__What you have to do__.
Reproduce the listing below exactly, minus its pictures.

__Material provided__.
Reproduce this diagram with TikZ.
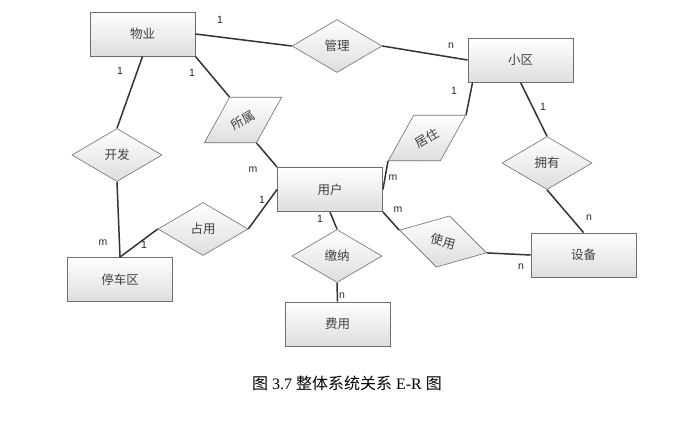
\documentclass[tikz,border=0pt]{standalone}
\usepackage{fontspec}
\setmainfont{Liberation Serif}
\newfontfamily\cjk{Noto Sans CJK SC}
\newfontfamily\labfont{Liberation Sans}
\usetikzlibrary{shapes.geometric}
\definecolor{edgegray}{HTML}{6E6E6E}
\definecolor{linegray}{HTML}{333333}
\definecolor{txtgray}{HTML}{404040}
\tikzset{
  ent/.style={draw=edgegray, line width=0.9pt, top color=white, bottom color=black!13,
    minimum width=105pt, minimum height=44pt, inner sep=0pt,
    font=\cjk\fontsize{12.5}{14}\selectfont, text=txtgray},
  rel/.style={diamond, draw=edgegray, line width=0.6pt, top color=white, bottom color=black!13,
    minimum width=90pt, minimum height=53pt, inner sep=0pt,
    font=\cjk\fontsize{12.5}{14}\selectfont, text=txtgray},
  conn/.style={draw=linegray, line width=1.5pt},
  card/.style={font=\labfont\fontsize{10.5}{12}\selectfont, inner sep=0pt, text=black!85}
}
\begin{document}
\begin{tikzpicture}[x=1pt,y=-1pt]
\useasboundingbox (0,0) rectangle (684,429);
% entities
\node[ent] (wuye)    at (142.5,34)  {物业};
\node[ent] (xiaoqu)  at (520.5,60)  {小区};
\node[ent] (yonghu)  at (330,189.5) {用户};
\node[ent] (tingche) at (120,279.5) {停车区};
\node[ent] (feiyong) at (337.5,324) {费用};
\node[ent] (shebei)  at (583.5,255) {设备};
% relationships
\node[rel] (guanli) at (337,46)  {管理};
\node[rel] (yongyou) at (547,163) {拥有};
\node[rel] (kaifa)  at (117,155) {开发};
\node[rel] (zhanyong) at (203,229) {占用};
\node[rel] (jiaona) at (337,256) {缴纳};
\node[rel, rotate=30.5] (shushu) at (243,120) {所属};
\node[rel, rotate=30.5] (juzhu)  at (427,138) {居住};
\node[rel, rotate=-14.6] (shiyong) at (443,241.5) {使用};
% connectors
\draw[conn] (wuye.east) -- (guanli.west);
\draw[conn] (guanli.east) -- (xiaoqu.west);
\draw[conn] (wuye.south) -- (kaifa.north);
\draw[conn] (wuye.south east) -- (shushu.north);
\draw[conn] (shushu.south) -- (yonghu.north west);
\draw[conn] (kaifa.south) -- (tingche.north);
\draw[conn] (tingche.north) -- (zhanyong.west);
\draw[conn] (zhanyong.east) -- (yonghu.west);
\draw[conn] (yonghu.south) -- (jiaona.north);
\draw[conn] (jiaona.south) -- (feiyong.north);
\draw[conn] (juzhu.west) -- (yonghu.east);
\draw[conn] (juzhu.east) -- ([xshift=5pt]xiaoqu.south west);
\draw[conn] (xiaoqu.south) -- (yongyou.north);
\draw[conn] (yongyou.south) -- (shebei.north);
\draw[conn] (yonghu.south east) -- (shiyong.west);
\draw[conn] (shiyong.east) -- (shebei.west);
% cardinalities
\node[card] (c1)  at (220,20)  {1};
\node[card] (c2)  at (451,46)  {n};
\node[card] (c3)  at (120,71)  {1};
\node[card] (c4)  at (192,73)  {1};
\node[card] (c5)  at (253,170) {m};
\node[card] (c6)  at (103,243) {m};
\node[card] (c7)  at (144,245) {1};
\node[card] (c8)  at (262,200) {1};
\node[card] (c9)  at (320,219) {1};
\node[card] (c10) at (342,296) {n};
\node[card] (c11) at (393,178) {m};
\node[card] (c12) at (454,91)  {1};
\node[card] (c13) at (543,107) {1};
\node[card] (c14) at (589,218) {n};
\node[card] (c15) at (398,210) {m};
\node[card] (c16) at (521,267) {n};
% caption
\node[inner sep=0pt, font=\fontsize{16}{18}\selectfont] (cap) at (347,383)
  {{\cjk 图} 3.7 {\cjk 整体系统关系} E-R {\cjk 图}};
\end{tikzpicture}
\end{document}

__Answer to the exercise__.
Reproduce this diagram with TikZ.
\documentclass[tikz,border=0pt]{standalone}
\usepackage{fontspec}
\setmainfont{Liberation Serif}
\newfontfamily\cjk{Noto Sans CJK SC}
\newfontfamily\labfont{Liberation Sans}
\usetikzlibrary{shapes.geometric}
\definecolor{edgegray}{HTML}{6E6E6E}
\definecolor{linegray}{HTML}{333333}
\definecolor{txtgray}{HTML}{404040}
\tikzset{
  ent/.style={draw=edgegray, line width=0.9pt, top color=white, bottom color=black!13,
    minimum width=105pt, minimum height=44pt, inner sep=0pt,
    font=\cjk\fontsize{12.5}{14}\selectfont, text=txtgray},
  rel/.style={diamond, draw=edgegray, line width=0.6pt, top color=white, bottom color=black!13,
    minimum width=90pt, minimum height=53pt, inner sep=0pt,
    font=\cjk\fontsize{12.5}{14}\selectfont, text=txtgray},
  conn/.style={draw=linegray, line width=1.5pt},
  card/.style={font=\labfont\fontsize{10.5}{12}\selectfont, inner sep=0pt, text=black!85}
}
\begin{document}
\begin{tikzpicture}[x=1pt,y=-1pt]
\useasboundingbox (0,0) rectangle (684,429);
% entities
\node[ent] (wuye)    at (142.5,34)  {物业};
\node[ent] (xiaoqu)  at (520.5,60)  {小区};
\node[ent] (yonghu)  at (330,189.5) {用户};
\node[ent] (tingche) at (120,279.5) {停车区};
\node[ent] (feiyong) at (337.5,324) {费用};
\node[ent] (shebei)  at (583.5,255) {设备};
% relationships
\node[rel] (guanli) at (337,46)  {管理};
\node[rel] (yongyou) at (547,163) {拥有};
\node[rel] (kaifa)  at (117,155) {开发};
\node[rel] (zhanyong) at (203,229) {占用};
\node[rel] (jiaona) at (337,256) {缴纳};
\node[rel, rotate=30.5] (shushu) at (243,120) {所属};
\node[rel, rotate=30.5] (juzhu)  at (427,138) {居住};
\node[rel, rotate=-14.6] (shiyong) at (443,241.5) {使用};
% connectors
\draw[conn] (wuye.east) -- (guanli.west);
\draw[conn] (guanli.east) -- (xiaoqu.west);
\draw[conn] (wuye.south) -- (kaifa.north);
\draw[conn] (wuye.south east) -- (shushu.north);
\draw[conn] (shushu.south) -- (yonghu.north west);
\draw[conn] (kaifa.south) -- (tingche.north);
\draw[conn] (tingche.north) -- (zhanyong.west);
\draw[conn] (zhanyong.east) -- (yonghu.west);
\draw[conn] (yonghu.south) -- (jiaona.north);
\draw[conn] (jiaona.south) -- (feiyong.north);
\draw[conn] (juzhu.west) -- (yonghu.east);
\draw[conn] (juzhu.east) -- ([xshift=5pt]xiaoqu.south west);
\draw[conn] (xiaoqu.south) -- (yongyou.north);
\draw[conn] (yongyou.south) -- (shebei.north);
\draw[conn] (yonghu.south east) -- (shiyong.west);
\draw[conn] (shiyong.east) -- (shebei.west);
% cardinalities
\node[card] (c1)  at (220,20)  {1};
\node[card] (c2)  at (451,46)  {n};
\node[card] (c3)  at (120,71)  {1};
\node[card] (c4)  at (192,73)  {1};
\node[card] (c5)  at (253,170) {m};
\node[card] (c6)  at (103,243) {m};
\node[card] (c7)  at (144,245) {1};
\node[card] (c8)  at (262,200) {1};
\node[card] (c9)  at (320,219) {1};
\node[card] (c10) at (342,296) {n};
\node[card] (c11) at (393,178) {m};
\node[card] (c12) at (454,91)  {1};
\node[card] (c13) at (543,107) {1};
\node[card] (c14) at (589,218) {n};
\node[card] (c15) at (398,210) {m};
\node[card] (c16) at (521,267) {n};
% caption
\node[inner sep=0pt, font=\fontsize{16}{18}\selectfont] (cap) at (347,383)
  {{\cjk 图} 3.7 {\cjk 整体系统关系} E-R {\cjk 图}};
\end{tikzpicture}
\end{document}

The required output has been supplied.